Lightweight Protocols for Distributed Private Quantile Estimation
Anders Aamand, Fabrizio Boninsegna, Abigail Gentle, Jacob Imola, Rasmus Pagh
TL;DR
The paper tackles quantile estimation under local privacy and shuffle privacy in distributed data with one datum per user. It develops a sequentially adaptive LDP median estimator based on noisy binary search and BayeSS, achieving a tight $n = O\left(\frac{\log B}{\varepsilon^2 \alpha^2}\right)$ sample complexity and matching lower bounds in the high-privacy regime, and demonstrates a fundamental separation from non-adaptive approaches. It extends the framework to shuffle-DP with a multi-round batched strategy, achieving near-optimal dependencies on $\log B$, $\alpha$, and $\varepsilon$ while balancing adaptivity and privacy amplification. Experiments show adaptive LDP outperforming non-adaptive baselines, and the results highlight the practical utility of combining adaptivity with shuffling to improve privacy-utility trade-offs in distributed private quantile estimation.
Abstract
Distributed data analysis is a large and growing field driven by a massive proliferation of user devices, and by privacy concerns surrounding the centralised storage of data.

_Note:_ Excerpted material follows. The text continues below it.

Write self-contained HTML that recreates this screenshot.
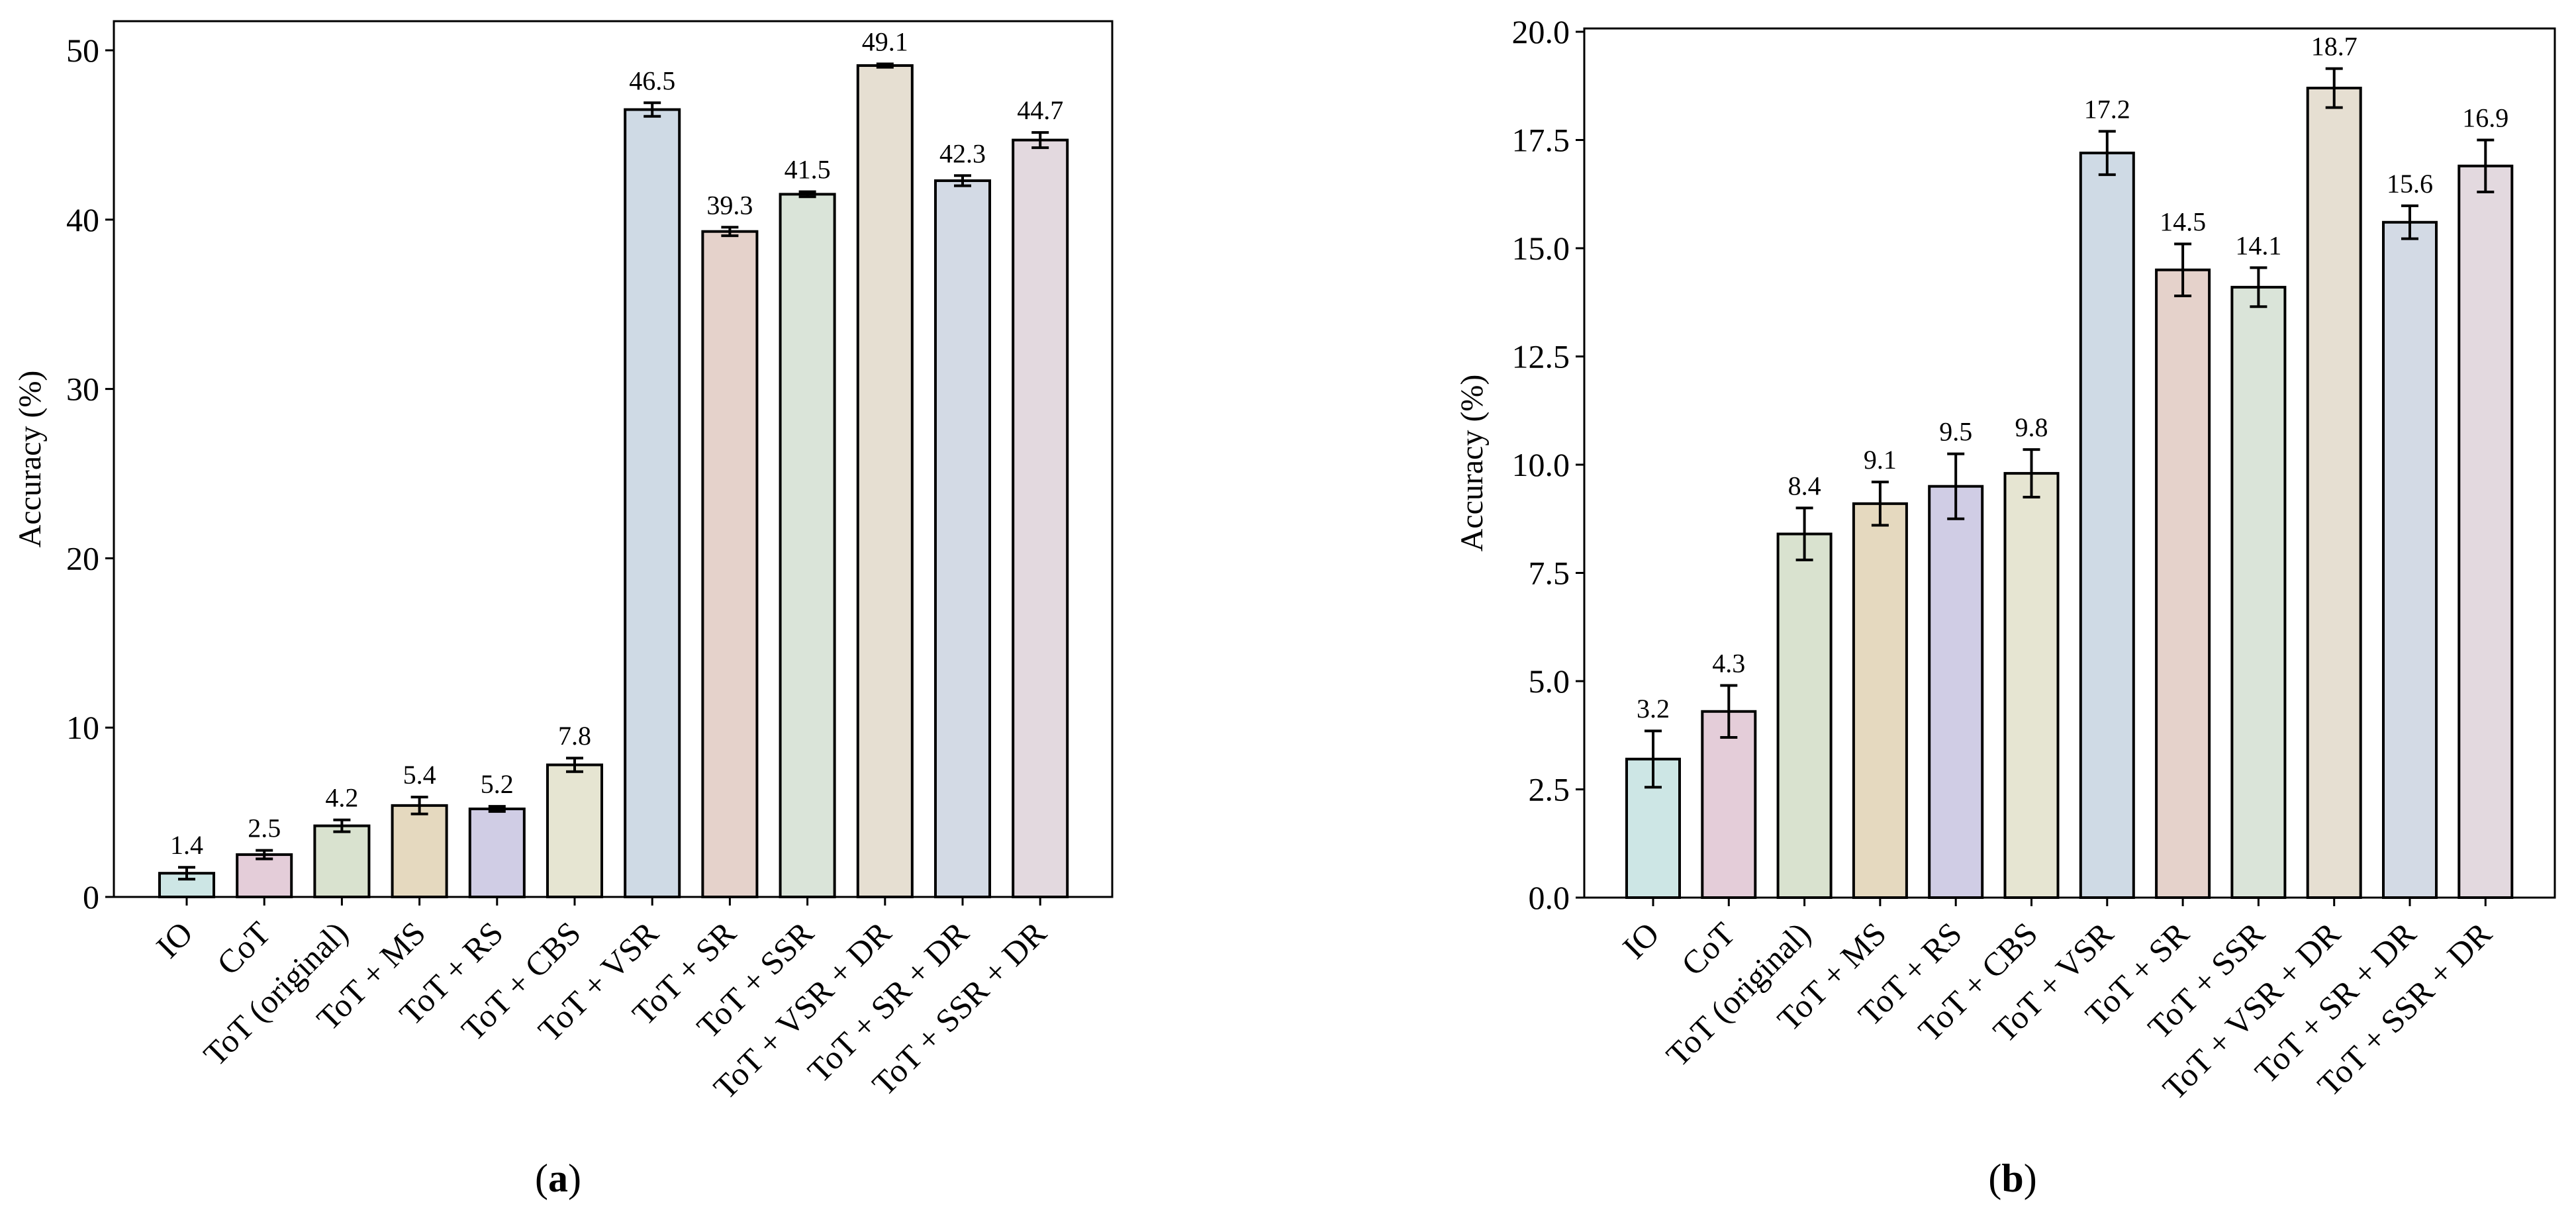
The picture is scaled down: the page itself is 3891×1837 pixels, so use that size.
<!DOCTYPE html>
<html><head><meta charset="utf-8"><style>
html,body{margin:0;padding:0;background:#fff;}
svg{display:block;font-family:"Liberation Serif",serif;}
</style></head><body>
<svg id="fig" width="3891" height="1837" viewBox="0 0 3891 1837" xmlns="http://www.w3.org/2000/svg"></svg>
<script>
const categories = ["IO","CoT","ToT (original)","ToT + MS","ToT + RS","ToT + CBS","ToT + VSR","ToT + SR","ToT + SSR","ToT + VSR + DR","ToT + SR + DR","ToT + SSR + DR"];
const valuesA = [1.4,2.5,4.2,5.4,5.2,7.8,46.5,39.3,41.5,49.1,42.3,44.7];
const errorsA = [0.35,0.25,0.35,0.5,0.15,0.4,0.4,0.25,0.15,0.1,0.3,0.45];
const valuesB = [3.2,4.3,8.4,9.1,9.5,9.8,17.2,14.5,14.1,18.7,15.6,16.9];
const errorsB = [0.65,0.6,0.6,0.5,0.75,0.55,0.5,0.6,0.45,0.45,0.38,0.6];
const ticksA = [0,10,20,30,40,50];
const tickLabelsA = ["0","10","20","30","40","50"];
const ticksB = [0,2.5,5,7.5,10,12.5,15,17.5,20];
const tickLabelsB = ["0.0","2.5","5.0","7.5","10.0","12.5","15.0","17.5","20.0"];
const barColors = ["#cde6e5","#e4cdd9","#d9e2cf","#e5d9bf","#d0cde5","#e6e5d2","#cfdae5","#e5d2cb","#dae4d9","#e6dfd2","#d3dae5","#e3d9df"];

const NS = "http://www.w3.org/2000/svg";
const svg = document.getElementById("fig");
function mk(tag, attrs, parent){
  const e = document.createElementNS(NS, tag);
  for (const k in attrs) e.setAttribute(k, attrs[k]);
  (parent||svg).appendChild(e);
  return e;
}

function drawChart(cfg, values, errors, ticks, tickLabels, id){
  const g = mk("g", {});
  
  
  const y = v => cfg.y0 - (v - 0) * (cfg.y0 - cfg.yTopVal) / cfg.topVal;
  const x = i => cfg.c0 + i * cfg.step;
  const bw = cfg.step * 0.7;
  values.forEach((v, i) => {
    const r = mk("rect", {x: x(i) - bw/2, y: y(v), width: bw, height: y(0) - y(v), fill: barColors[i], stroke: "#000", "stroke-width": 4}, g);
    
    
  });
  values.forEach((v, i) => {
    const e = errors[i];
    const eg = mk("g", {stroke: "#000", "stroke-width": 4}, g);
    
    
    mk("line", {x1: x(i), x2: x(i), y1: y(v - e), y2: y(v + e)}, eg);
    mk("line", {x1: x(i) - 13, x2: x(i) + 13, y1: y(v - e), y2: y(v - e)}, eg);
    mk("line", {x1: x(i) - 13, x2: x(i) + 13, y1: y(v + e), y2: y(v + e)}, eg);
    const t = mk("text", {x: x(i), y: y(v + e) - 20, "text-anchor": "middle", "font-size": 40, fill: "#000"}, g);
    t.textContent = v.toFixed(1);
    
    
  });
  const sp = mk("rect", {x: cfg.left, y: cfg.top, width: cfg.right - cfg.left, height: cfg.y0 - cfg.top, fill: "none", stroke: "#000", "stroke-width": 3}, g);
  
  
  ticks.forEach((tv, k) => {
    mk("line", {x1: cfg.left - 13, x2: cfg.left, y1: y(tv), y2: y(tv), stroke: "#000", "stroke-width": 3}, g);
    const t = mk("text", {x: cfg.left - 22, y: y(tv) + 17, "text-anchor": "end", "font-size": 50, fill: "#000"}, g);
    t.textContent = tickLabels[k];
    
    
  });
  categories.forEach((c, i) => {
    mk("line", {x1: x(i), x2: x(i), y1: cfg.y0, y2: cfg.y0 + 13, stroke: "#000", "stroke-width": 3}, g);
    const ax = x(i) + 12, ay = cfg.y0 + 58;
    const t = mk("text", {x: ax, y: ay, "text-anchor": "end", "font-size": 50, fill: "#000", transform: "rotate(-45 " + ax + " " + ay + ")"}, g);
    t.textContent = c;
    
    
  });
  const yl = mk("text", {x: cfg.ylabX, y: (cfg.top + cfg.y0)/2, "text-anchor": "middle", "font-size": 48, fill: "#000", transform: "rotate(-90 " + cfg.ylabX + " " + (cfg.top + cfg.y0)/2 + ")", "dominant-baseline": "middle"}, g);
  yl.textContent = "Accuracy (%)";
  
  
  const cap = mk("text", {x: cfg.capX, y: 1800, "text-anchor": "middle", "font-size": 60, fill: "#000"}, g);
  cap.innerHTML = '(<tspan font-weight="bold">' + id + '</tspan>)';
  
  
}

drawChart({left: 172, right: 1680, top: 32, y0: 1355, topVal: 50, yTopVal: 76, c0: 282, step: 117.2, ylabX: 50, capX: 843},
  valuesA, errorsA, ticksA, tickLabelsA, "a");
drawChart({left: 2393, right: 3859, top: 43, y0: 1356, topVal: 20, yTopVal: 48, c0: 2497, step: 114.3, ylabX: 2228, capX: 3040},
  valuesB, errorsB, ticksB, tickLabelsB, "b");
</script>
</body></html>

We consider two \emph{adaptive} algorithms for estimating one quantile (e.g.~the median) when each user holds a single data point lying in a domain $[B]$ that can be queried once through a private mechanism; one under local differential privacy (LDP) and another for shuffle differential privacy (shuffle-DP). In the adaptive setting we present an $\varepsilon$-LDP algorithm which can estimate any quantile within error $α$ only requiring $O(\frac{\log B}{\varepsilon^2α^2})$ users, and an $(\varepsilon,δ)$-shuffle DP algorithm requiring only $\widetilde{O}((\frac{1}{\varepsilon^2}+\frac{1}{α^2})\log B)$ users. Prior (nonadaptive) algorithms require more users by several logarithmic factors in $B$. We further provide a matching lower bound for adaptive protocols, showing that our LDP algorithm is optimal in the low-$\varepsilon$ regime. Additionally, we establish lower bounds against non-adaptive protocols which paired with our understanding of the adaptive case, proves a fundamental separation between these models.